CMS' Medicare cuts bring pain

By Charles Perry – Executive Director Nevada Health Care Association 

The Centers for Medicare & Medicaid Services issued a rule in early August that will cut $360 million in Medicare payments to skilled nursing facilities for fiscal year 2010. The current administration also recently imposed cuts of at least $12 billion to nursing home care for seniors and people with disabilities.

As executive director of the Nevada Health Care Association, a non-profit organization of long-term care facilities and associate members in Nevada, I see first-hand the challenges faced by patients and caregivers in our nation’s healthcare delivery system —a key component of which is long-term care—each day.

In representing nearly 50 Nevada-based nonprofit and for-profit assisted living, nursing facilities and sub-acute care providers that care for nearly 6,000 elderly and disabled individuals statewide and employ more than 8,000 Nevadans, I fully support meaningful healthcare reform. That’s reform to improve overall patient care, raise the bar on greater efficiencies and stem rising healthcare costs – but not at the expense of our nation’s nursing home residents and those who provide their care.

I understand the need for reform, but I don’t believe that Congress fully understands the severe impact these combined cuts would have on the quality of skilled nursing care, as well as much-needed healthcare jobs in our community.

This isn’t just a topic of discussion for the elderly and their families. The effects of cuts like these on long-term care industries nationwide would be crippling. Cuts would not only affect patients’ eligibility for compensation, but they would affect the level of care, the access to care and the healthcare community as a whole.

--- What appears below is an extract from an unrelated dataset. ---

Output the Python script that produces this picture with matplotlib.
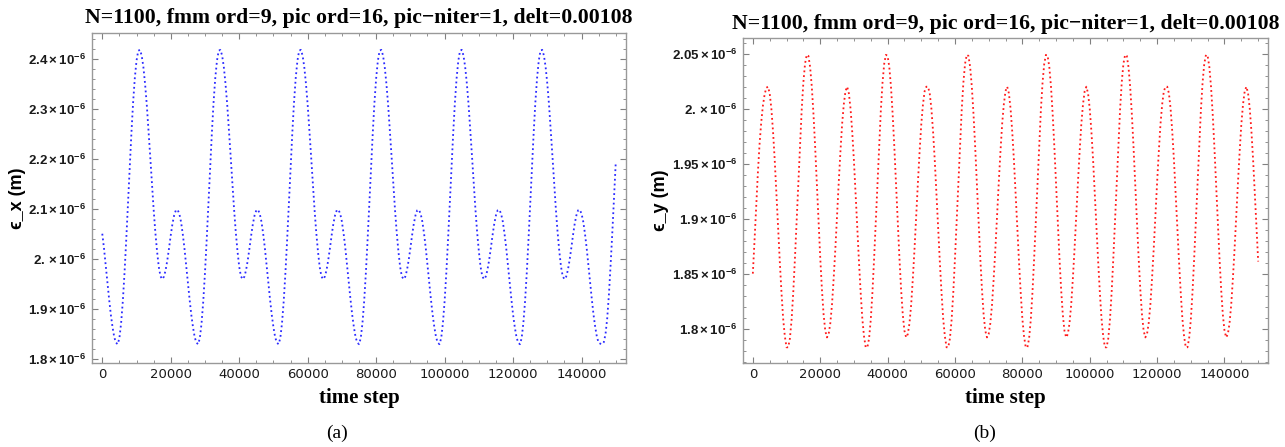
import numpy as np
import matplotlib
matplotlib.use("Agg")
import matplotlib.pyplot as plt
from matplotlib.ticker import MultipleLocator

# Mathematica-like look: bold sans tick labels, bold serif titles
plt.rcParams['mathtext.fontset'] = 'custom'
plt.rcParams['mathtext.rm'] = 'Liberation Sans:bold'
plt.rcParams['mathtext.bf'] = 'Liberation Sans:bold'
plt.rcParams['mathtext.it'] = 'Liberation Sans:bold'

title = "N=1100, fmm ord=9, pic ord=16, pic\u2212niter=1, delt=0.00108"
step = 500  # time steps between listed samples

# epsilon_x (units of 1e-6 m)
eps_x = [
    2.051, 2.022, 1.989, 1.954, 1.920, 1.889, 1.864, 1.844, 1.833,
    # cycle 1
    1.830, 1.842, 1.872, 1.916, 1.973, 2.039, 2.110, 2.183, 2.251, 2.313, 2.362, 2.397, 2.417,
    2.419, 2.408, 2.385, 2.351, 2.309, 2.259, 2.206, 2.152, 2.100, 2.054, 2.016, 1.985, 1.966, 1.960,
    1.965, 1.978, 1.998, 2.022, 2.048, 2.071, 2.088, 2.098,
    2.099, 2.091, 2.075, 2.051, 2.022, 1.989, 1.954, 1.920, 1.889, 1.864, 1.844, 1.833,
    # cycle 2
    1.830, 1.842, 1.872, 1.916, 1.973, 2.039, 2.110, 2.183, 2.251, 2.313, 2.362, 2.397, 2.417,
    2.419, 2.408, 2.385, 2.351, 2.309, 2.259, 2.206, 2.152, 2.100, 2.054, 2.016, 1.985, 1.966, 1.960,
    1.965, 1.978, 1.998, 2.022, 2.048, 2.071, 2.088, 2.098,
    2.099, 2.091, 2.075, 2.051, 2.022, 1.989, 1.954, 1.920, 1.889, 1.864, 1.844, 1.833,
    # cycle 3
    1.830, 1.842, 1.872, 1.916, 1.973, 2.039, 2.110, 2.183, 2.251, 2.313, 2.362, 2.397, 2.417,
    2.419, 2.408, 2.385, 2.351, 2.309, 2.259, 2.206, 2.152, 2.100, 2.054, 2.016, 1.985, 1.966, 1.960,
    1.965, 1.978, 1.998, 2.022, 2.048, 2.071, 2.088, 2.098,
    2.099, 2.091, 2.075, 2.051, 2.022, 1.989, 1.954, 1.920, 1.889, 1.864, 1.844, 1.833,
    # cycle 4
    1.830, 1.842, 1.872, 1.916, 1.973, 2.039, 2.110, 2.183, 2.251, 2.313, 2.362, 2.397, 2.417,
    2.419, 2.408, 2.385, 2.351, 2.309, 2.259, 2.206, 2.152, 2.100, 2.054, 2.016, 1.985, 1.966, 1.960,
    1.965, 1.978, 1.998, 2.022, 2.048, 2.071, 2.088, 2.098,
    2.099, 2.091, 2.075, 2.051, 2.022, 1.989, 1.954, 1.920, 1.889, 1.864, 1.844, 1.833,
    # cycle 5
    1.830, 1.842, 1.872, 1.916, 1.973, 2.039, 2.110, 2.183, 2.251, 2.313, 2.362, 2.397, 2.417,
    2.419, 2.408, 2.385, 2.351, 2.309, 2.259, 2.206, 2.152, 2.100, 2.054, 2.016, 1.985, 1.966, 1.960,
    1.965, 1.978, 1.998, 2.022, 2.048, 2.071, 2.088, 2.098,
    2.099, 2.091, 2.075, 2.051, 2.022, 1.989, 1.954, 1.920, 1.889, 1.864, 1.844, 1.833,
    # cycle 6
    1.830, 1.842, 1.872, 1.916, 1.973, 2.039, 2.110, 2.183, 2.251, 2.313, 2.362, 2.397, 2.417,
    2.419, 2.408, 2.385, 2.351, 2.309, 2.259, 2.206, 2.152, 2.100, 2.054, 2.016, 1.985, 1.966, 1.960,
    1.965, 1.978, 1.998, 2.022, 2.048, 2.071, 2.088, 2.098,
    2.099, 2.091, 2.075, 2.051, 2.022, 1.989, 1.954, 1.920, 1.889, 1.864, 1.844, 1.833,
    # tail
    1.831, 1.830, 1.834, 1.850, 1.882, 1.930, 1.990, 2.055, 2.125, 2.195,
]

# epsilon_y (units of 1e-6 m)
eps_y = [
    1.850, 1.880, 1.912, 1.942, 1.968, 1.988, 2.003, 2.013, 2.019,
    # cycle 1
    2.020, 2.014, 2.000, 1.979, 1.953, 1.923, 1.892, 1.861, 1.833, 1.809, 1.793, 1.783,
    1.783, 1.791, 1.808, 1.833, 1.864, 1.898, 1.934, 1.968, 1.999, 2.024, 2.041, 2.049,
    2.048, 2.038, 2.020, 1.995, 1.965, 1.931, 1.897, 1.865, 1.836, 1.813, 1.798, 1.792,
    1.795, 1.805, 1.822, 1.846, 1.873, 1.903, 1.933, 1.961, 1.986, 2.004, 2.016,
    # cycle 2
    2.020, 2.014, 2.000, 1.979, 1.953, 1.923, 1.892, 1.861, 1.833, 1.809, 1.793, 1.783,
    1.783, 1.791, 1.808, 1.833, 1.864, 1.898, 1.934, 1.968, 1.999, 2.024, 2.041, 2.049,
    2.048, 2.038, 2.020, 1.995, 1.965, 1.931, 1.897, 1.865, 1.836, 1.813, 1.798, 1.792,
    1.795, 1.805, 1.822, 1.846, 1.873, 1.903, 1.933, 1.961, 1.986, 2.004, 2.016, 2.020,
    # cycle 3
    2.020, 2.014, 2.000, 1.979, 1.953, 1.923, 1.892, 1.861, 1.833, 1.809, 1.793, 1.783,
    1.783, 1.791, 1.808, 1.833, 1.864, 1.898, 1.934, 1.968, 1.999, 2.024, 2.041, 2.049,
    2.048, 2.038, 2.020, 1.995, 1.965, 1.931, 1.897, 1.865, 1.836, 1.813, 1.798, 1.792,
    1.795, 1.805, 1.822, 1.846, 1.873, 1.903, 1.933, 1.961, 1.986, 2.004, 2.016,
    # cycle 4
    2.020, 2.014, 2.000, 1.979, 1.953, 1.923, 1.892, 1.861, 1.833, 1.809, 1.793, 1.783,
    1.783, 1.791, 1.808, 1.833, 1.864, 1.898, 1.934, 1.968, 1.999, 2.024, 2.041, 2.049,
    2.048, 2.038, 2.020, 1.995, 1.965, 1.931, 1.897, 1.865, 1.836, 1.813, 1.798, 1.792,
    1.795, 1.805, 1.822, 1.846, 1.873, 1.903, 1.933, 1.961, 1.986, 2.004, 2.016,
    # cycle 5
    2.020, 2.014, 2.000, 1.979, 1.953, 1.923, 1.892, 1.861, 1.833, 1.809, 1.793, 1.783,
    1.783, 1.791, 1.808, 1.833, 1.864, 1.898, 1.934, 1.968, 1.999, 2.024, 2.041, 2.049,
    2.048, 2.038, 2.020, 1.995, 1.965, 1.931, 1.897, 1.865, 1.836, 1.813, 1.798, 1.792,
    1.795, 1.805, 1.822, 1.846, 1.873, 1.903, 1.933, 1.961, 1.986, 2.004, 2.016, 2.020,
    # cycle 6
    2.020, 2.014, 2.000, 1.979, 1.953, 1.923, 1.892, 1.861, 1.833, 1.809, 1.793, 1.783,
    1.783, 1.791, 1.808, 1.833, 1.864, 1.898, 1.934, 1.968, 1.999, 2.024, 2.041, 2.049,
    2.048, 2.038, 2.020, 1.995, 1.965, 1.931, 1.897, 1.865, 1.836, 1.813, 1.798, 1.792,
    1.795, 1.805, 1.822, 1.846, 1.873, 1.903, 1.933, 1.961, 1.986, 2.004, 2.016,
    # tail
    2.020, 2.014, 2.000, 1.979, 1.953, 1.923, 1.892, 1.861,
]

xticks = [0, 20000, 40000, 60000, 80000, 100000, 120000, 140000]
xtick_labels = ["0", "20000", "40000", "60000", "80000", "100000", "120000", "140000"]

yticks_x = [1.8, 1.9, 2.0, 2.1, 2.2, 2.3, 2.4]
ylabels_x = ["1.8", "1.9", "2.", "2.1", "2.2", "2.3", "2.4"]
yticks_y = [1.8, 1.85, 1.9, 1.95, 2.0, 2.05]
ylabels_y = ["1.8", "1.85", "1.9", "1.95", "2.", "2.05"]

panels = [
    dict(data=eps_x, color="#2a2aff", ylabel="\u03f5_x (m)", yticks=yticks_x, ylabels=ylabels_x,
         ylim=(1.793, 2.453), yminor=0.02, rect=[0.0716, 0.1886, 0.4156, 0.738],
         cap="(a)", capx=0.262),
    dict(data=eps_y, color="#ff1a1a", ylabel="\u03f5_y (m)", yticks=yticks_y, ylabels=ylabels_y,
         ylim=(1.769, 2.064), yminor=0.01, rect=[0.578, 0.1886, 0.409, 0.7257],
         cap="(b)", capx=0.766),
]

fig = plt.figure(figsize=(12.85, 4.47), dpi=100)

for p in panels:
    ax = fig.add_axes(p["rect"])
    vals = np.array(p["data"])
    t = np.arange(len(vals)) * step
    ax.plot(t, vals, linestyle=":", linewidth=1.3, color=p["color"])

    ax.set_xlim(-3000, 153000)
    ax.set_ylim(*p["ylim"])
    ax.set_xticks(xticks, labels=xtick_labels)
    ax.set_yticks(p["yticks"], labels=[r"$%s\times10^{-6}$" % s for s in p["ylabels"]])
    ax.xaxis.set_minor_locator(MultipleLocator(5000))
    ax.yaxis.set_minor_locator(MultipleLocator(p["yminor"]))
    ax.tick_params(which="both", direction="in", top=True, right=True, color="#808080",
                   labelcolor="#1a1a1a", labelsize=9.5, pad=4)
    ax.tick_params(which="major", length=4, width=0.8)
    ax.tick_params(which="minor", length=2, width=0.6)
    for s in ax.spines.values():
        s.set_color("#999999")
        s.set_linewidth(1.0)

    ax.set_title(title, family="Liberation Serif", fontweight="bold", fontsize=15.7, pad=7)
    ax.set_xlabel("time step", family="Liberation Serif", fontweight="bold", fontsize=15, labelpad=5)
    ax.set_ylabel(p["ylabel"], family=["Liberation Sans", "DejaVu Sans"], fontweight="bold",
                  fontsize=13, labelpad=2)
    fig.text(p["capx"], 0.02, p["cap"], family="Liberation Serif", fontsize=14, ha="center")

fig.savefig("out.png", dpi=100)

Why? At most facilities, 80% of the patients and residents cared for rely on Medicare and Medicaid to pay for their care and services. In fact, cuts to Medicare are magnified by the fact that Medicare funding helps to balance out Medicaid’s chronic underfunding of skilled nursing care—a growing problem in the current fiscal environment as many states are squeezing, or even freezing, Medicaid rates.

‘Domino effect’

Even if patients are no longer eligible for Medicare or Medicaid, they cannot be unsafely discharged from long-term care facilities. Thus, our long-term care facilities end up housing an ever-increasing number of patients for free, taking up space for those who are eligible and also causing long-term care facilities to lose funds. This creates a “domino effect.”

Because patients with no coverage are continuing to fill long-term care beds, additional folks in need of those long-term care beds are forced to stay in hospitals. In turn, those needing hospital services are forced to turn to emergency rooms for care. And those who are truly suffering from an emergency could, as a result, wait hours for the help they need.

If the deep additional cuts proposed by Congress are approved, skilled nursing facilities across the country could be forced to reduce jobs, negatively affecting the quality of care long-term care providers can offer. Hundreds of long-term care jobs could be lost as a result of these cuts.

Patient care and quality of life is directly related to sufficient staffing levels and a trained quality workforce. And while I support efforts to make certain that 47 million uninsured Americans can access the care they need, I want to ensure that the care our country’s long-term care facilities provide continues to be the quality of care that every American should expect.

In addition, these proposed cuts to nursing home care are highly disproportionate as compared with other areas of healthcare. In fact, in the current House bill, providers of skilled nursing facility care would shoulder almost 10% of the cuts to Medicare revenues in the next decade.

Healthcare reform must not compromise the quality of care of patients by removing resources from an already overstretched long-term care system.